(Figure scripts)
* * * * *
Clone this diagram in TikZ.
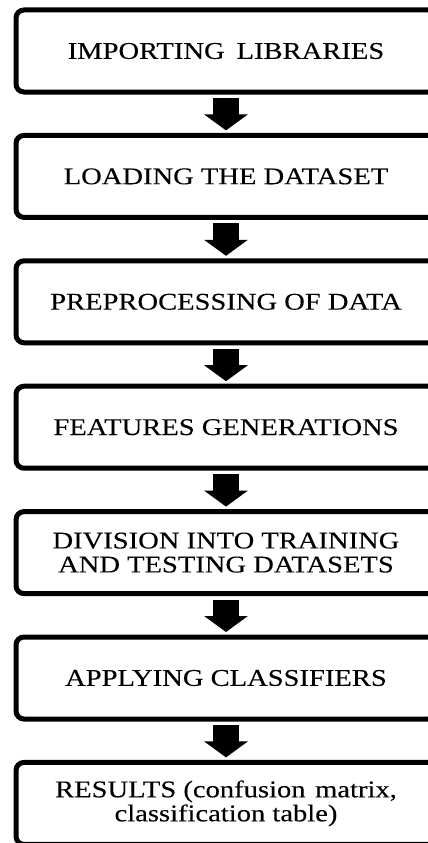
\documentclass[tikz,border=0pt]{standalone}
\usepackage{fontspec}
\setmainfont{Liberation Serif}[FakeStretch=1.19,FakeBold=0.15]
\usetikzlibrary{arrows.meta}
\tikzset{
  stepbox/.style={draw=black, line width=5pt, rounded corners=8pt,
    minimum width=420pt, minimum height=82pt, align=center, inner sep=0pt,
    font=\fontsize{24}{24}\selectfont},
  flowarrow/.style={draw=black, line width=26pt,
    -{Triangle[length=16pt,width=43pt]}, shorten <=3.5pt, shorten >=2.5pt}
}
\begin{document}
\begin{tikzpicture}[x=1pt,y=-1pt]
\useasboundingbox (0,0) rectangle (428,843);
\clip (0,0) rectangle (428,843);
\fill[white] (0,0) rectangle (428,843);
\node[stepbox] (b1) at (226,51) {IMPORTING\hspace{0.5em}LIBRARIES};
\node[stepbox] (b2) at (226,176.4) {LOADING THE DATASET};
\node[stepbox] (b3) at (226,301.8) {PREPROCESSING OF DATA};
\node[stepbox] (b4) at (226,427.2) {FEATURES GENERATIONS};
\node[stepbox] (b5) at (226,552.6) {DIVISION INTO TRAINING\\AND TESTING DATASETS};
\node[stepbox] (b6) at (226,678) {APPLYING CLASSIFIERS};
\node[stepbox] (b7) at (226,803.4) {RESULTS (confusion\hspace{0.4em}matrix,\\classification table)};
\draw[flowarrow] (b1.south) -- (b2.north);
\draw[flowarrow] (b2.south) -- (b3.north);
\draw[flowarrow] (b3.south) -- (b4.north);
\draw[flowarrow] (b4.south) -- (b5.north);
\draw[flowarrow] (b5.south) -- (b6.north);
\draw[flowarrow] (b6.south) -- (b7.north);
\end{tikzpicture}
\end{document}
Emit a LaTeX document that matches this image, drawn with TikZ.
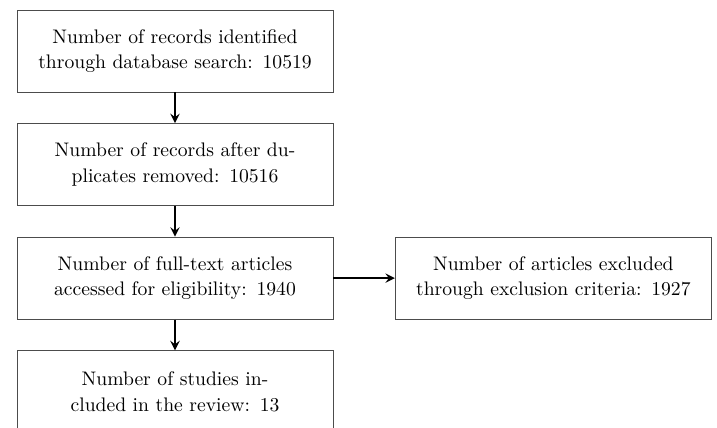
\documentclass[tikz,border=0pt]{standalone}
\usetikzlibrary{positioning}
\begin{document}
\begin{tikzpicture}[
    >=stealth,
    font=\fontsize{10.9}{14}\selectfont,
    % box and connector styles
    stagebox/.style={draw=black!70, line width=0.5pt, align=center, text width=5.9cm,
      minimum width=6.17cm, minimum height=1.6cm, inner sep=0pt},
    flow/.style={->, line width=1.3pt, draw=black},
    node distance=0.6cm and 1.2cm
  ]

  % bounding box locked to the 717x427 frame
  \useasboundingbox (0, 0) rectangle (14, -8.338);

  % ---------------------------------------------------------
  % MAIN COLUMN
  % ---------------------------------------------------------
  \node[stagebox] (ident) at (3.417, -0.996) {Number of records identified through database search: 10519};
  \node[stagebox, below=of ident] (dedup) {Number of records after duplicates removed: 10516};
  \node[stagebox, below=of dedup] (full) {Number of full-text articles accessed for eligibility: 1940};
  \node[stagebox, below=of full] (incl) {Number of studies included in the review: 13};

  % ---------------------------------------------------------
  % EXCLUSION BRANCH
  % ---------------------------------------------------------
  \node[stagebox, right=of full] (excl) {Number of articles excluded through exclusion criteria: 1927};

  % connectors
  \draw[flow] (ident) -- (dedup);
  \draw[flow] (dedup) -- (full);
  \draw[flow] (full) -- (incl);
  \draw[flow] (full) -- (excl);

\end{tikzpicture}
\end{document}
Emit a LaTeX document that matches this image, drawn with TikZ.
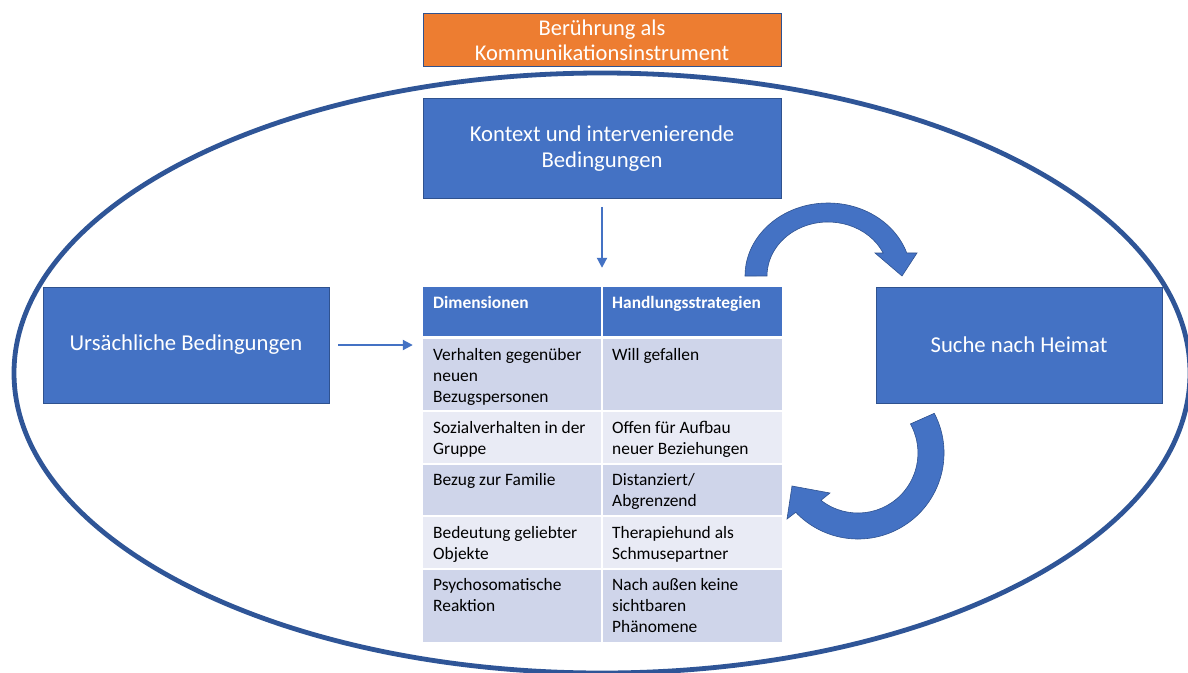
* * * * *
=== Problem details ===
Print all of the entries word for word. Omit the pictures they contain.

=== Worked solution ===
Clone this diagram in TikZ.
\documentclass[tikz,border=0pt]{standalone}
\usepackage{fontspec}
\setmainfont{Liberation Serif}[FakeStretch=1.19,FakeBold=0.15]
\usetikzlibrary{arrows.meta}
\tikzset{
  stepbox/.style={draw=black, line width=5pt, rounded corners=8pt,
    minimum width=420pt, minimum height=82pt, align=center, inner sep=0pt,
    font=\fontsize{24}{24}\selectfont},
  flowarrow/.style={draw=black, line width=26pt,
    -{Triangle[length=16pt,width=43pt]}, shorten <=3.5pt, shorten >=2.5pt}
}
\begin{document}
\begin{tikzpicture}[x=1pt,y=-1pt]
\useasboundingbox (0,0) rectangle (428,843);
\clip (0,0) rectangle (428,843);
\fill[white] (0,0) rectangle (428,843);
\node[stepbox] (b1) at (226,51) {IMPORTING\hspace{0.5em}LIBRARIES};
\node[stepbox] (b2) at (226,176.4) {LOADING THE DATASET};
\node[stepbox] (b3) at (226,301.8) {PREPROCESSING OF DATA};
\node[stepbox] (b4) at (226,427.2) {FEATURES GENERATIONS};
\node[stepbox] (b5) at (226,552.6) {DIVISION INTO TRAINING\\AND TESTING DATASETS};
\node[stepbox] (b6) at (226,678) {APPLYING CLASSIFIERS};
\node[stepbox] (b7) at (226,803.4) {RESULTS (confusion\hspace{0.4em}matrix,\\classification table)};
\draw[flowarrow] (b1.south) -- (b2.north);
\draw[flowarrow] (b2.south) -- (b3.north);
\draw[flowarrow] (b3.south) -- (b4.north);
\draw[flowarrow] (b4.south) -- (b5.north);
\draw[flowarrow] (b5.south) -- (b6.north);
\draw[flowarrow] (b6.south) -- (b7.north);
\end{tikzpicture}
\end{document}
Emit a LaTeX document that matches this image, drawn with TikZ.
\documentclass[tikz,border=0pt]{standalone}
\usetikzlibrary{positioning}
\begin{document}
\begin{tikzpicture}[
    >=stealth,
    font=\fontsize{10.9}{14}\selectfont,
    % box and connector styles
    stagebox/.style={draw=black!70, line width=0.5pt, align=center, text width=5.9cm,
      minimum width=6.17cm, minimum height=1.6cm, inner sep=0pt},
    flow/.style={->, line width=1.3pt, draw=black},
    node distance=0.6cm and 1.2cm
  ]

  % bounding box locked to the 717x427 frame
  \useasboundingbox (0, 0) rectangle (14, -8.338);

  % ---------------------------------------------------------
  % MAIN COLUMN
  % ---------------------------------------------------------
  \node[stagebox] (ident) at (3.417, -0.996) {Number of records identified through database search: 10519};
  \node[stagebox, below=of ident] (dedup) {Number of records after duplicates removed: 10516};
  \node[stagebox, below=of dedup] (full) {Number of full-text articles accessed for eligibility: 1940};
  \node[stagebox, below=of full] (incl) {Number of studies included in the review: 13};

  % ---------------------------------------------------------
  % EXCLUSION BRANCH
  % ---------------------------------------------------------
  \node[stagebox, right=of full] (excl) {Number of articles excluded through exclusion criteria: 1927};

  % connectors
  \draw[flow] (ident) -- (dedup);
  \draw[flow] (dedup) -- (full);
  \draw[flow] (full) -- (incl);
  \draw[flow] (full) -- (excl);

\end{tikzpicture}
\end{document}
Emit a LaTeX document that matches this image, drawn with TikZ.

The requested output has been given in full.